:: Raw data ::

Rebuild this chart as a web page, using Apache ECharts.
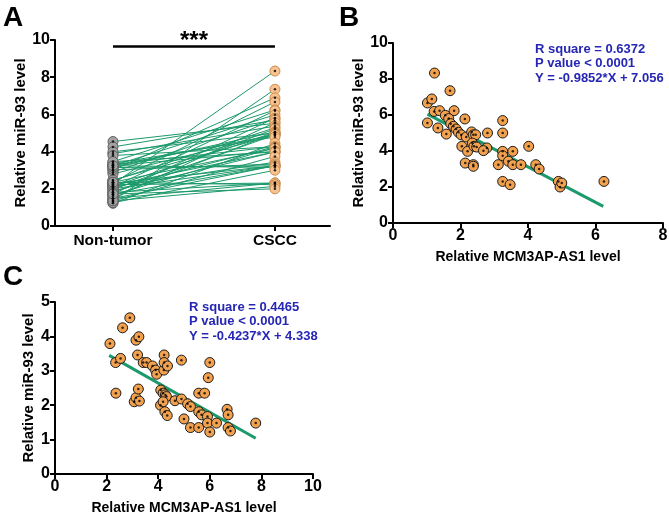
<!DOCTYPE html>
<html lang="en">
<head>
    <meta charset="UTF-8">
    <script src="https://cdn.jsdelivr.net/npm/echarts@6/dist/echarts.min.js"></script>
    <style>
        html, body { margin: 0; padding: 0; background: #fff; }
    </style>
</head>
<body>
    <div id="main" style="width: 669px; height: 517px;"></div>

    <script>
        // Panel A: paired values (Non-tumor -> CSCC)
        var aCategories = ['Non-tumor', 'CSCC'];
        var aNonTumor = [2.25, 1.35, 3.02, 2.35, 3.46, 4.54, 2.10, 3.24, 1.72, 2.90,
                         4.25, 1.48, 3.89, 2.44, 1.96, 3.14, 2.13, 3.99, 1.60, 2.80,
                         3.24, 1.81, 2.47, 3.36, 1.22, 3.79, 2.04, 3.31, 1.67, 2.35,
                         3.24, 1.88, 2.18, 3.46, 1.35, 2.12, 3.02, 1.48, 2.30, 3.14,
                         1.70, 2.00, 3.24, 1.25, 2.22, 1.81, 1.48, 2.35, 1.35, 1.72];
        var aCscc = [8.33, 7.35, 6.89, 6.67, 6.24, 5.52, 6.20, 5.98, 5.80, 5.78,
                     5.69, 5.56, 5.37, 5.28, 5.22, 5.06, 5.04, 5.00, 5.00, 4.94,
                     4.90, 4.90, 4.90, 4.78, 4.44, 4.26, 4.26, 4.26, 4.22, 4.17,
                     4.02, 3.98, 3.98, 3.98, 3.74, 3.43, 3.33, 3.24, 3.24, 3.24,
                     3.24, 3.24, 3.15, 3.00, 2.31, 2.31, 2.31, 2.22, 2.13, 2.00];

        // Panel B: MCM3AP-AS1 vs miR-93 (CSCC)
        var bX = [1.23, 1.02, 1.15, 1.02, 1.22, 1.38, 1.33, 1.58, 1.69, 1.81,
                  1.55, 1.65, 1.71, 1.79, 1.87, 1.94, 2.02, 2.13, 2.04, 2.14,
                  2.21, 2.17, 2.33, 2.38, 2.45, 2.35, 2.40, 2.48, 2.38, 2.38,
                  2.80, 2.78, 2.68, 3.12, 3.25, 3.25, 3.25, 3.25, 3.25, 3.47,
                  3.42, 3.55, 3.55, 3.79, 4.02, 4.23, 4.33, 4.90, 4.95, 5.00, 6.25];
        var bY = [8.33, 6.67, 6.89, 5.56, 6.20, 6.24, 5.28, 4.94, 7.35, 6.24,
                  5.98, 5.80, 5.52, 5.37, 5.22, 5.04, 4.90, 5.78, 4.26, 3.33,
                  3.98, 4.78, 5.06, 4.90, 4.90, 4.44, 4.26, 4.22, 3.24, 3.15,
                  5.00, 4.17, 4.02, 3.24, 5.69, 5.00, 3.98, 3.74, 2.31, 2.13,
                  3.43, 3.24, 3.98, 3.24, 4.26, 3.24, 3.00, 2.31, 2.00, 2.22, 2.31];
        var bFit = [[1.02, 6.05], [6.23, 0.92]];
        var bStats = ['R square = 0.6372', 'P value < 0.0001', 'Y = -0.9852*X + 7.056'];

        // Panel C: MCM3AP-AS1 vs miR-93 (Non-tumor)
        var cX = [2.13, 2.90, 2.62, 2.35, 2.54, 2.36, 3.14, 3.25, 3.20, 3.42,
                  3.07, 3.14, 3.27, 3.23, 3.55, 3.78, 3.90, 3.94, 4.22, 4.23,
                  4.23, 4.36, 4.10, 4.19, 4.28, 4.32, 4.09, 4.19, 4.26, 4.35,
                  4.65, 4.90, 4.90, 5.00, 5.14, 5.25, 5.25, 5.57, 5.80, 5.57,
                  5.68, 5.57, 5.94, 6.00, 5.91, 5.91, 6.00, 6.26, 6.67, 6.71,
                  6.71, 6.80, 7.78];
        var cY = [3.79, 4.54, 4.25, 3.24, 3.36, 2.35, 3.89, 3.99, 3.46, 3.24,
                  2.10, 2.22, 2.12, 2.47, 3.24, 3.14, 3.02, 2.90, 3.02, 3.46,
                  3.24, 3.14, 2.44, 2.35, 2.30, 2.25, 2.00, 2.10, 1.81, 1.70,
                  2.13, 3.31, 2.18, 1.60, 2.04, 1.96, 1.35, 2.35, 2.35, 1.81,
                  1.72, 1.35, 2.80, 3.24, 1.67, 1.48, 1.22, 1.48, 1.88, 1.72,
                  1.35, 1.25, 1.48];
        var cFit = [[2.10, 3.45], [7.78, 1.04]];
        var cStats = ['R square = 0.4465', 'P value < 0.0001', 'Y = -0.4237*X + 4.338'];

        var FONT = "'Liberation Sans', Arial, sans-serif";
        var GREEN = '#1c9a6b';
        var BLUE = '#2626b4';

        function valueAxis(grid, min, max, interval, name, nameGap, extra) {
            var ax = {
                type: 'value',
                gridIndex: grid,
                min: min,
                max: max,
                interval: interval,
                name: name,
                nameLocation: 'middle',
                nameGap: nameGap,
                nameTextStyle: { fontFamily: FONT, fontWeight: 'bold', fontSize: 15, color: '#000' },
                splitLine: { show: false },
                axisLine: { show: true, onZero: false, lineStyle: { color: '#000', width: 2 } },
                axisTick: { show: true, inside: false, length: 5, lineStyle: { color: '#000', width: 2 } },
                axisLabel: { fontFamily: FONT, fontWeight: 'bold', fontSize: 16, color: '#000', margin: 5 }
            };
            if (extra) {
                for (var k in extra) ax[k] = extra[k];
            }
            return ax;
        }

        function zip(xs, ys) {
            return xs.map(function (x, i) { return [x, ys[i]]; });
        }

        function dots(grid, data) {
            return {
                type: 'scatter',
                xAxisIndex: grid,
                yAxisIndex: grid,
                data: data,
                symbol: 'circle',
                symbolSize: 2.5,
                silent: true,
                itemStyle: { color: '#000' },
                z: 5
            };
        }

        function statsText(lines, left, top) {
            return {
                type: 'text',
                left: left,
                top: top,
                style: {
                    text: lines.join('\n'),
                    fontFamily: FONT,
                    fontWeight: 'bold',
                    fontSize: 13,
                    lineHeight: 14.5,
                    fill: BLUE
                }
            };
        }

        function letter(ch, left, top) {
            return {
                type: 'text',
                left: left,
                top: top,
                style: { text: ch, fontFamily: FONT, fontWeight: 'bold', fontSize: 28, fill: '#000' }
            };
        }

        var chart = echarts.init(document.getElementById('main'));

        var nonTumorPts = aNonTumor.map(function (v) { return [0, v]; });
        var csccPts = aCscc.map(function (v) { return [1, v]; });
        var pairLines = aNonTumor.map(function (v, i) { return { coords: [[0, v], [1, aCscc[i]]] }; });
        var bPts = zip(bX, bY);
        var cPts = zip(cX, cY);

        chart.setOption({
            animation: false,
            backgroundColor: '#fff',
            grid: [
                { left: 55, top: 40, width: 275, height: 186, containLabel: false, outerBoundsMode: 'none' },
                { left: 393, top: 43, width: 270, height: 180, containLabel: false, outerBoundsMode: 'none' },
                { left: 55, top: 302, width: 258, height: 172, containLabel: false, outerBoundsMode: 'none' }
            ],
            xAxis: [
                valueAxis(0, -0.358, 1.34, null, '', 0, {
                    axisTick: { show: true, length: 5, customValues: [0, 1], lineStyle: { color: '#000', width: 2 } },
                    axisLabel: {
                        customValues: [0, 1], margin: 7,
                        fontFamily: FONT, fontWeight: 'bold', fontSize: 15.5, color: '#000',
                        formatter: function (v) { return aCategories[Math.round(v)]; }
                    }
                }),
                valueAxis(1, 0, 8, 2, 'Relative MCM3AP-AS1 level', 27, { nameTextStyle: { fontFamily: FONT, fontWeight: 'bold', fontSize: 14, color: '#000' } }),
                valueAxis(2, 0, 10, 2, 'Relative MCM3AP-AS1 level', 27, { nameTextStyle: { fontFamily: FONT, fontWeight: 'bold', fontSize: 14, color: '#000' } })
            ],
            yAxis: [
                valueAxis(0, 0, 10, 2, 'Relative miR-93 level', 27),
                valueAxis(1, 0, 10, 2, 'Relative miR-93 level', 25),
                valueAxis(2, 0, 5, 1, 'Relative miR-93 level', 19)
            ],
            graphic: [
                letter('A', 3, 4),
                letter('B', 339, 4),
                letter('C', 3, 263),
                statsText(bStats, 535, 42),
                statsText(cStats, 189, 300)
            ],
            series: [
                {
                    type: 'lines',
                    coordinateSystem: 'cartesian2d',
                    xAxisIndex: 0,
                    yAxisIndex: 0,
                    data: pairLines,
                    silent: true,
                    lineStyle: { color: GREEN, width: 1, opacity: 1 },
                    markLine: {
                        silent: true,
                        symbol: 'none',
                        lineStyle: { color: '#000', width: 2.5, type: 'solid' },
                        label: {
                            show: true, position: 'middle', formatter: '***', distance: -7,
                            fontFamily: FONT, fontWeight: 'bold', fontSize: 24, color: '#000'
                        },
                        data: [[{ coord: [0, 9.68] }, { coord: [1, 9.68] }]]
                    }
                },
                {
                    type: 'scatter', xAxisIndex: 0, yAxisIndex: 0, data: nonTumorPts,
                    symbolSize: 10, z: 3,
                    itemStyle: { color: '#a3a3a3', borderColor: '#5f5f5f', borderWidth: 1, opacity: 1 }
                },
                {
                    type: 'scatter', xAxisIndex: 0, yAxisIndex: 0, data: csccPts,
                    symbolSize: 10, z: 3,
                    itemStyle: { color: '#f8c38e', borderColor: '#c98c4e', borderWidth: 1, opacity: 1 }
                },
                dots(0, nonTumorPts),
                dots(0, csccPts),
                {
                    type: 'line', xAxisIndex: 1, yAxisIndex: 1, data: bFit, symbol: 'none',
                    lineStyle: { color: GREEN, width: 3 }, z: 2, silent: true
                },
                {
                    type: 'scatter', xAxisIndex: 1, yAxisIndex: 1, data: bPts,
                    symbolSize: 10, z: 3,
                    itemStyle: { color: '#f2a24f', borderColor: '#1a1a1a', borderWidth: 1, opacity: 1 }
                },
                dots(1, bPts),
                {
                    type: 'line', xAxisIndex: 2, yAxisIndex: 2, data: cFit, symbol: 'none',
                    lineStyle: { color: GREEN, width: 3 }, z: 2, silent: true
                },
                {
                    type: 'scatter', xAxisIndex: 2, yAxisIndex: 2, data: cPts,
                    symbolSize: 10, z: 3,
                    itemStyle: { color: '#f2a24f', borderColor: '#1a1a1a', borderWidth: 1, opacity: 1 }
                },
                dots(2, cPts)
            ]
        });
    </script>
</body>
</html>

:::

What is needed: Your task is to restate word for word the lines from the top of the data to the line containing "3.24, 3.24, 3.15, 3.00, 2.31, 2.31, 2.31, 2.22, 2.13, 2.00];", both ends included, with every picture left out.

Written reply:
Rebuild this chart as a web page, using Apache ECharts.
<!DOCTYPE html>
<html lang="en">
<head>
    <meta charset="UTF-8">
    <script src="https://cdn.jsdelivr.net/npm/echarts@6/dist/echarts.min.js"></script>
    <style>
        html, body { margin: 0; padding: 0; background: #fff; }
    </style>
</head>
<body>
    <div id="main" style="width: 669px; height: 517px;"></div>

    <script>
        // Panel A: paired values (Non-tumor -> CSCC)
        var aCategories = ['Non-tumor', 'CSCC'];
        var aNonTumor = [2.25, 1.35, 3.02, 2.35, 3.46, 4.54, 2.10, 3.24, 1.72, 2.90,
                         4.25, 1.48, 3.89, 2.44, 1.96, 3.14, 2.13, 3.99, 1.60, 2.80,
                         3.24, 1.81, 2.47, 3.36, 1.22, 3.79, 2.04, 3.31, 1.67, 2.35,
                         3.24, 1.88, 2.18, 3.46, 1.35, 2.12, 3.02, 1.48, 2.30, 3.14,
                         1.70, 2.00, 3.24, 1.25, 2.22, 1.81, 1.48, 2.35, 1.35, 1.72];
        var aCscc = [8.33, 7.35, 6.89, 6.67, 6.24, 5.52, 6.20, 5.98, 5.80, 5.78,
                     5.69, 5.56, 5.37, 5.28, 5.22, 5.06, 5.04, 5.00, 5.00, 4.94,
                     4.90, 4.90, 4.90, 4.78, 4.44, 4.26, 4.26, 4.26, 4.22, 4.17,
                     4.02, 3.98, 3.98, 3.98, 3.74, 3.43, 3.33, 3.24, 3.24, 3.24,
                     3.24, 3.24, 3.15, 3.00, 2.31, 2.31, 2.31, 2.22, 2.13, 2.00];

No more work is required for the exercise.